Six months later, in March 1997, representatives of the German company Triacom visited the mines with the intention of acquiring them and expressed their satisfaction with the ore quality and technical possibilities, but withdrew from negotiations in the summer of 1998, after they were approached by Human Rights Watch. In February of that year, while the ICTY forensic experts were preparing for their investigations in the Prijedor region, a meeting took place in Belgrade, gathering industrial leaders of the former Yugoslavia; namely Dusko Matkovic, the general manager of the Yugoslav steel industry Sartid based in Smederevo, Milorad Dodik, the then Prime Minister of the Republika Srpska government, and the managers of the Zenica steelworks [Federation of Bosnia and Herzegovina] and the Ljubija mining complex [Republika Srpska]. At that occasion, Dodik stated that economic logic must prevail in overall relations.

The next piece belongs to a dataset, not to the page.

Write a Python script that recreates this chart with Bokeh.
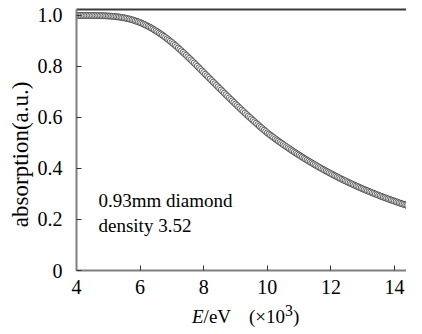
from bokeh.plotting import figure
from bokeh.models import Range1d, FixedTicker, LinearAxis, Label, ColumnDataSource, Div
from bokeh.layouts import column
from bokeh.embed import file_html
from bokeh.resources import INLINE

energy_kev = [
    4.00, 4.05, 4.10, 4.15, 4.20, 4.25, 4.30, 4.35, 4.40, 4.45,
    4.50, 4.55, 4.60, 4.65, 4.70, 4.75, 4.80, 4.85, 4.90, 4.95,
    5.00, 5.05, 5.10, 5.15, 5.20, 5.25, 5.30, 5.35, 5.40, 5.45,
    5.50, 5.55, 5.60, 5.65, 5.70, 5.75, 5.80, 5.85, 5.90, 5.95,
    6.00, 6.05, 6.10, 6.15, 6.20, 6.25, 6.30, 6.35, 6.40, 6.45,
    6.50, 6.55, 6.60, 6.65, 6.70, 6.75, 6.80, 6.85, 6.90, 6.95,
    7.00, 7.05, 7.10, 7.15, 7.20, 7.25, 7.30, 7.35, 7.40, 7.45,
    7.50, 7.55, 7.60, 7.65, 7.70, 7.75, 7.80, 7.85, 7.90, 7.95,
    8.00, 8.05, 8.10, 8.15, 8.20, 8.25, 8.30, 8.35, 8.40, 8.45,
    8.50, 8.55, 8.60, 8.65, 8.70, 8.75, 8.80, 8.85, 8.90, 8.95,
    9.00, 9.05, 9.10, 9.15, 9.20, 9.25, 9.30, 9.35, 9.40, 9.45,
    9.50, 9.55, 9.60, 9.65, 9.70, 9.75, 9.80, 9.85, 9.90, 9.95,
    10.00, 10.05, 10.10, 10.15, 10.20, 10.25, 10.30, 10.35, 10.40, 10.45,
    10.50, 10.55, 10.60, 10.65, 10.70, 10.75, 10.80, 10.85, 10.90, 10.95,
    11.00, 11.05, 11.10, 11.15, 11.20, 11.25, 11.30, 11.35, 11.40, 11.45,
    11.50, 11.55, 11.60, 11.65, 11.70, 11.75, 11.80, 11.85, 11.90, 11.95,
    12.00, 12.05, 12.10, 12.15, 12.20, 12.25, 12.30, 12.35, 12.40, 12.45,
    12.50, 12.55, 12.60, 12.65, 12.70, 12.75, 12.80, 12.85, 12.90, 12.95,
    13.00, 13.05, 13.10, 13.15, 13.20, 13.25, 13.30, 13.35, 13.40, 13.45,
    13.50, 13.55, 13.60, 13.65, 13.70, 13.75, 13.80, 13.85, 13.90, 13.95,
    14.00, 14.05, 14.10, 14.15, 14.20, 14.25, 14.30, 14.35, 14.40, 14.45,
    14.50, 14.55, 14.60, 14.65, 14.70, 14.75, 14.80, 14.85, 14.90, 14.95,
    15.00,
]

absorption = [
    1.0000, 1.0000, 1.0000, 1.0000, 1.0000, 1.0000, 0.9999, 0.9999, 0.9999, 0.9999,
    0.9998, 0.9998, 0.9997, 0.9996, 0.9995, 0.9993, 0.9992, 0.9990, 0.9987, 0.9984,
    0.9981, 0.9977, 0.9972, 0.9967, 0.9961, 0.9954, 0.9946, 0.9938, 0.9929, 0.9918,
    0.9907, 0.9894, 0.9880, 0.9865, 0.9848, 0.9831, 0.9812, 0.9791, 0.9769, 0.9746,
    0.9722, 0.9696, 0.9668, 0.9639, 0.9609, 0.9577, 0.9544, 0.9510, 0.9473, 0.9436,
    0.9397, 0.9357, 0.9315, 0.9273, 0.9229, 0.9183, 0.9137, 0.9089, 0.9040, 0.8990,
    0.8939, 0.8887, 0.8834, 0.8780, 0.8725, 0.8669, 0.8613, 0.8555, 0.8497, 0.8438,
    0.8379, 0.8319, 0.8258, 0.8197, 0.8136, 0.8074, 0.8012, 0.7949, 0.7886, 0.7823,
    0.7760, 0.7698, 0.7636, 0.7574, 0.7512, 0.7450, 0.7388, 0.7326, 0.7264, 0.7202,
    0.7139, 0.7078, 0.7016, 0.6954, 0.6893, 0.6831, 0.6770, 0.6709, 0.6649, 0.6588,
    0.6528, 0.6468, 0.6409, 0.6349, 0.6290, 0.6232, 0.6173, 0.6115, 0.6058, 0.6001,
    0.5944, 0.5887, 0.5831, 0.5775, 0.5720, 0.5665, 0.5611, 0.5557, 0.5503, 0.5450,
    0.5397, 0.5350, 0.5303, 0.5257, 0.5211, 0.5165, 0.5119, 0.5074, 0.5030, 0.4986,
    0.4942, 0.4898, 0.4855, 0.4812, 0.4770, 0.4728, 0.4686, 0.4645, 0.4605, 0.4564,
    0.4524, 0.4484, 0.4445, 0.4406, 0.4368, 0.4329, 0.4291, 0.4254, 0.4217, 0.4180,
    0.4144, 0.4108, 0.4072, 0.4037, 0.4002, 0.3967, 0.3932, 0.3899, 0.3865, 0.3832,
    0.3798, 0.3766, 0.3733, 0.3701, 0.3670, 0.3638, 0.3607, 0.3576, 0.3546, 0.3516,
    0.3486, 0.3456, 0.3427, 0.3398, 0.3370, 0.3341, 0.3313, 0.3285, 0.3258, 0.3230,
    0.3203, 0.3177, 0.3150, 0.3124, 0.3098, 0.3073, 0.3047, 0.3022, 0.2997, 0.2972,
    0.2948, 0.2924, 0.2900, 0.2876, 0.2853, 0.2830, 0.2807, 0.2784, 0.2761, 0.2739,
    0.2717, 0.2695, 0.2674, 0.2652, 0.2631, 0.2610, 0.2589, 0.2569, 0.2549, 0.2528,
    0.2508, 0.2489, 0.2469, 0.2450, 0.2431, 0.2412, 0.2393, 0.2374, 0.2356, 0.2338,
    0.2320,
]

x_ticks = [4, 6, 8, 10, 12, 14]
y_ticks = [0, 0.2, 0.4, 0.6, 0.8, 1.0]
y_tick_labels = ["0", "0.2", "0.4", "0.6", "0.8", "1.0"]

annotation_lines = ["0.93mm diamond", "density 3.52"]
y_title = "absorption(a.u.)"
x_title_html = ("<i>E</i>/eV<span style='margin-left:18px'>(\u00d710<sup>3</sup>)</span>")

FONT = "'Liberation Serif', 'Times New Roman', serif"
CSS_FONT = "'Liberation Serif', 'Times New Roman', serif"

source = ColumnDataSource(data=dict(x=energy_kev, y=absorption))

p = figure(
    width=406, height=304,
    x_range=Range1d(4, 14.377), y_range=Range1d(0, 1.0235),
    output_backend="svg", toolbar_location=None,
    min_border_left=76, min_border_right=0, min_border_top=9, min_border_bottom=34,
)
p.outline_line_color = None
p.xgrid.visible = False
p.ygrid.visible = False
p.background_fill_color = "white"
p.border_fill_color = "white"

p.scatter("x", "y", source=source, marker="circle", size=6,
          fill_color="white", line_color="#404040", line_width=0.85)

for ax in (p.xaxis[0], p.yaxis[0]):
    ax.axis_line_color = "#7f7f7f"
    ax.axis_line_width = 2
    ax.major_tick_line_color = "#333333"
    ax.major_tick_line_width = 1
    ax.major_tick_in = 5
    ax.major_tick_out = 0
    ax.minor_tick_line_color = None
    ax.major_label_text_font = FONT
    ax.major_label_text_font_size = "20px"
    ax.major_label_text_color = "black"

p.xaxis[0].ticker = FixedTicker(ticks=x_ticks)
p.xaxis[0].major_label_standoff = 9
p.yaxis[0].ticker = FixedTicker(ticks=y_ticks)
p.yaxis[0].major_label_overrides = {t: l for t, l in zip(y_ticks, y_tick_labels)}
p.yaxis[0].major_label_standoff = 14

# y title as the axis label; trailing no-break spaces move the visible text down a bit
p.yaxis[0].axis_label = y_title + "\u00a0" * 5
p.yaxis[0].axis_label_text_font = FONT
p.yaxis[0].axis_label_text_font_size = "23px"
p.yaxis[0].axis_label_text_font_style = "normal"
p.yaxis[0].axis_label_text_color = "black"
p.yaxis[0].axis_label_standoff = 2

top = LinearAxis(ticker=FixedTicker(ticks=[]))
top.axis_line_color = "#3a3a3a"
top.axis_line_width = 2
top.major_tick_line_color = None
top.minor_tick_line_color = None
top.major_label_text_font_size = "0px"
top.major_label_standoff = 0
p.add_layout(top, "above")

# Label screen coordinates are measured from the frame's bottom-left corner.
for i, line in enumerate(annotation_lines):
    p.add_layout(Label(text=line, x=22, y=70 - 25 * i, x_units="screen", y_units="screen",
                       text_font=FONT, text_font_size="19px", text_color="black",
                       text_baseline="alphabetic"))

x_title = Div(
    text=x_title_html, width=406, height=14, margin=0,
    styles={"font-family": CSS_FONT, "font-size": "19px", "line-height": "14px",
            "padding-left": "192px", "white-space": "nowrap", "color": "black"},
)

layout = column(p, x_title, spacing=0)

open("out.html", "w").write(file_html(layout, INLINE))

Over the next several years, his vision of the economic future has been hindered by the official investigations of the mass grave sites in the Prijedor region, with one of the largest grave sites among them being found at a location called Jakarina Kosa, within the Ljubija mines area, whose exhumed victims were identified and buried in dignity only recently, in 2005. However, the entire decade-long efforts of the Republika Srpska to restart digging for ore in Ljubija - in order to thwart digging for those other items - paid off in the end, when a much larger, global economic logic prevailed and the mines came under the ownership of the Mittal Steel Company.

The logic of those who still search the mine pits for their missing loved ones, in the year of the tenth anniversary of Srebrenica and the 60th of Auschwitz, thereby seems to be ruled out of place.